You don’t need acres of space to rub shoulders with plants and flowers. The tiniest nooks and crannies in your apartment can be fitted with foliage. Herb gardens in kitchens, alcoves of potted plants in living rooms, terrariums on your desks and shelves, trellises along windows and walls, gardens tucked away in balconies–colour us green happy.
The wild indoors
Indoor plants not only infuse a state of deep green calm, but also regulate air quality. If you are a lazy waterer, bring home low-maintenance succulents. If you prefer a dense, tropical look, palms, ferns and potted trees grow large and free. Get innovative with indoor garden layouts. Create a wild, luxuriant nook teeming with assorted plants or spread them evenly around the house. Place pots and planters on stairs, window ledges, railings, or on a sideboard. Pepper tables with fresh flower arrangements for an olfactory kick, and hang a birdfeeder in the balcony and channel your rainforest energies into enticing a variety of birds.
Once upon a terrarium
If you don’t want to plant yourself a garden, get yourself a terrarium. Terrariums are open or closed glass containers layered with pebbles and soil, with plants growing inside them. Ideal for apartments with small square footage, these visually transfixing jars and globes can contain whole miniature gardens and forest floors.

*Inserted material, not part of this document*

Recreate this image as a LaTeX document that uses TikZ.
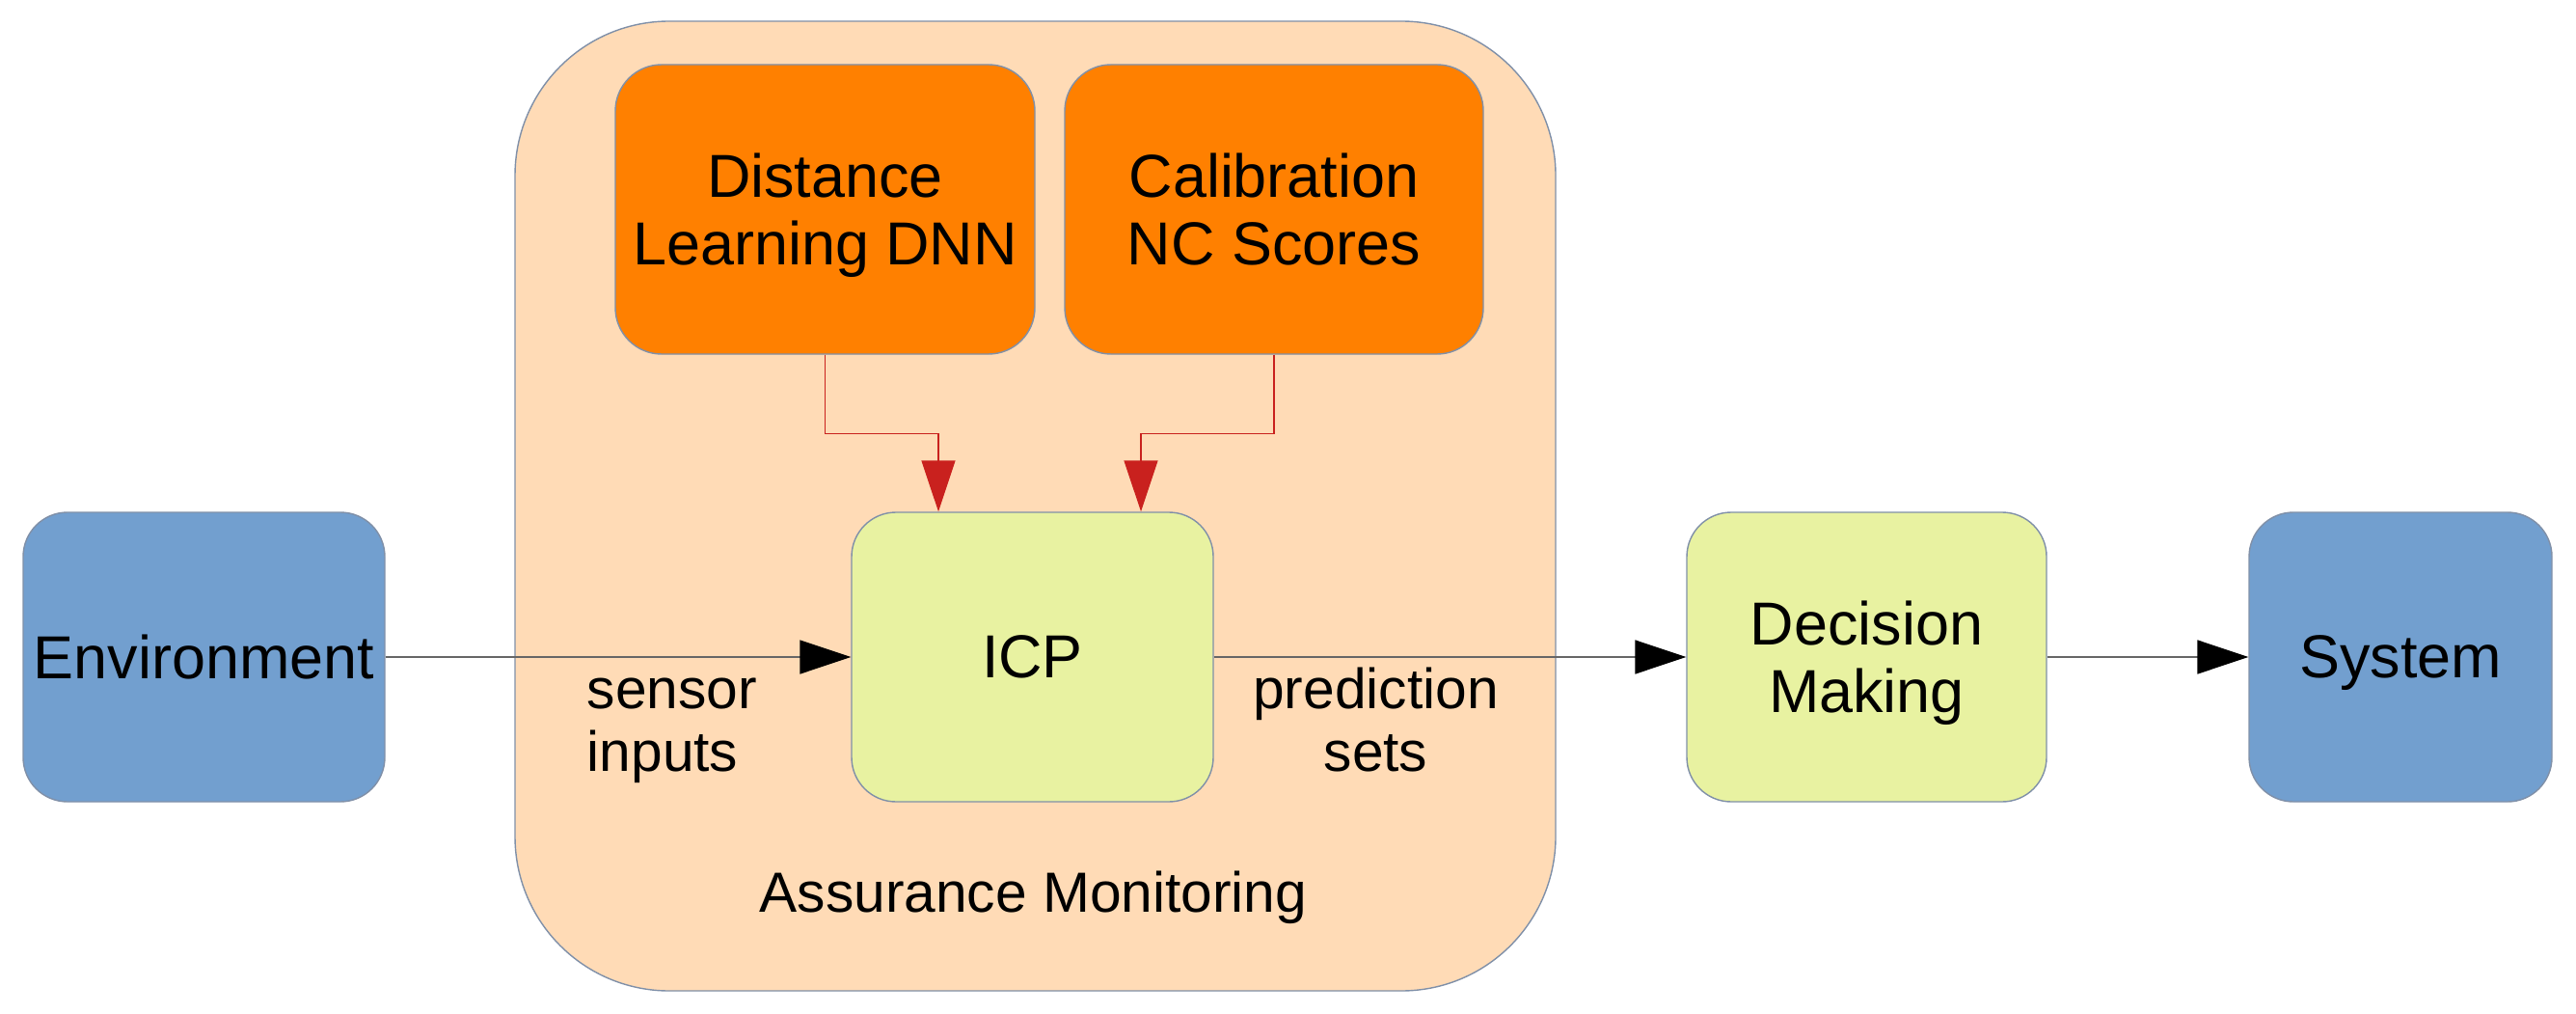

Easy to maintain and low on water consumption, they are also well-suited for amateur green thumbs. You could either buy yourself a readymade terrarium or make your own. Place it on a coffee table or hang them up in clusters and enjoy the green eye candy.
Grow a green wall
Forget about boring horizontal gardens. Take the high road and opt for a vertical garden instead. Wall-mounted, indoor garden panels rife with herbs, succulents, flowers and pretty foliage are easy to maintain and give a fresh, leafy twist to your walls. Readymade vertical garden kits come with pre-grown plants, and containers made with assorted materials like crates, boxes, and used plastic bottles. Built-in irrigation allows for easy watering.
Herbal kitchen witchery
Create a cosy, herb garden in your kitchen. Use old mugs and colourful utensils to grow mint basil, rosemary and thyme. They not only spruce up the kitchen with a burst of green, and smell good, but also provide a steady supply of fresh cooking ingredients.